P.S. After posting this, we watched a TV adaptation of Agatha Christie’s ‘A Secret Adversary’, starring Jessica Raine and David Walliams. Very early on, Jessica Raine’s character had her mouth stuffed with screwed up flimsy paper I instantly recognised as a “White Fiver”.


  1. The rose garden is amazing. Amazing!
    When I was a little kid my older brothers and sisters would swap my sixpences and thrupences for pennies. The pennies were bigger and I thought therefore more valuable!

  2. Wow! As Bruce says…Amazing! Thanks for the pic as the genesis of yesterdays discussion – lovely rose! And, of course, the gentleman in question has all our respect! Great pics again Derrick!

  3. I can see that you’ll have a lovely view wherever you’ll sit in the garden. Thanks for sharing the shaping of a new rose garden and new blooms everyday. I enjoyed your memory of money.

  4. Those white fivers were enormous – and something of a liability. Some local shops wouldn’t take them, as it would mean cleaning out the change in the till, especially early in the day. Back then, as you will recall, that could represent almost half of the week’s wages for the average working man.

  5. We continue to be enthralled by your garden and flower photos. And we must admit to not a small measure of envy. The old five pound note must have been huge.

  6. Engerland, Engerland, Engerland! Yay! Ten Bob notes were so exciting when ever I got one from my grandmothers for birthdays or Christmas – not often since that was a lot of cash. And once we had that Alan Titchmarsh in our garden when they used it to film a commercial form Ground Force with Charlie Thingy and Billy Wotsit. They built a pergola which we kept and still survives.

  7. Great story of the 5 pound note! How neat to have that memory.

    But oh! I love your garden. The paving is beautiful; what a nice job. I can look at the photos and see it in two years when everything is grown up and looks established instead of brand new and hopeful. I expect there will be frequent stops in the chairs to ensure that everything is going along. Look at how happy Jackie is in her realm. Is is possible that little glint in her eye is because she’s thinking about her Alan T?

  8. Found treasures and gardening sounds like a fun. I can’t believe they used the same looking money for so long. It’s really beautifully decorated. Looks like pirate money more than real money, hehe. The garden is so pretty, lot’s of work I’m sure but worth it in the end.

  9. Found this linked to your current post – hasn’t the garden changed over the years? A lot of white fivers have names and addresses and shop stamps on the back – the boss hates to se it but I think it’s part of the history, when it really was a significant sum.

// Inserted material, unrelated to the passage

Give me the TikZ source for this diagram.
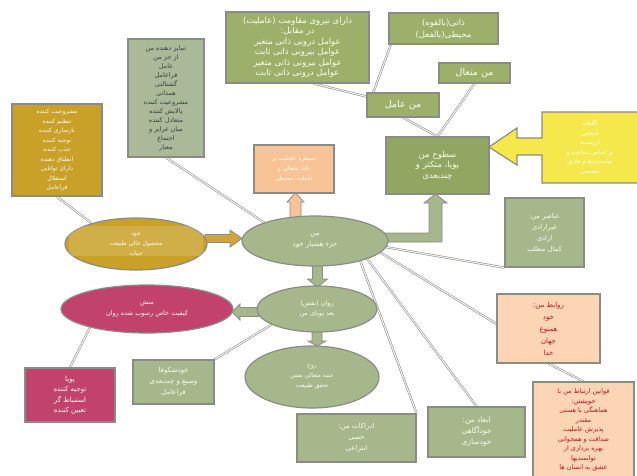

      1. A belt sander is an electric tool with acoil of heavy-duty sand paper that circulates around to sand flat objects and unfortunately my finger came in contact with it which resulted in a lot of blood and now difficulty in typing. I seem to be accident-prone lately.

  10. What an interesting coincidence that you saw a white fiver in a movie after writing this musing… wow! The rose garden looks great! Aaron did a wonderful job on crafting that pathway.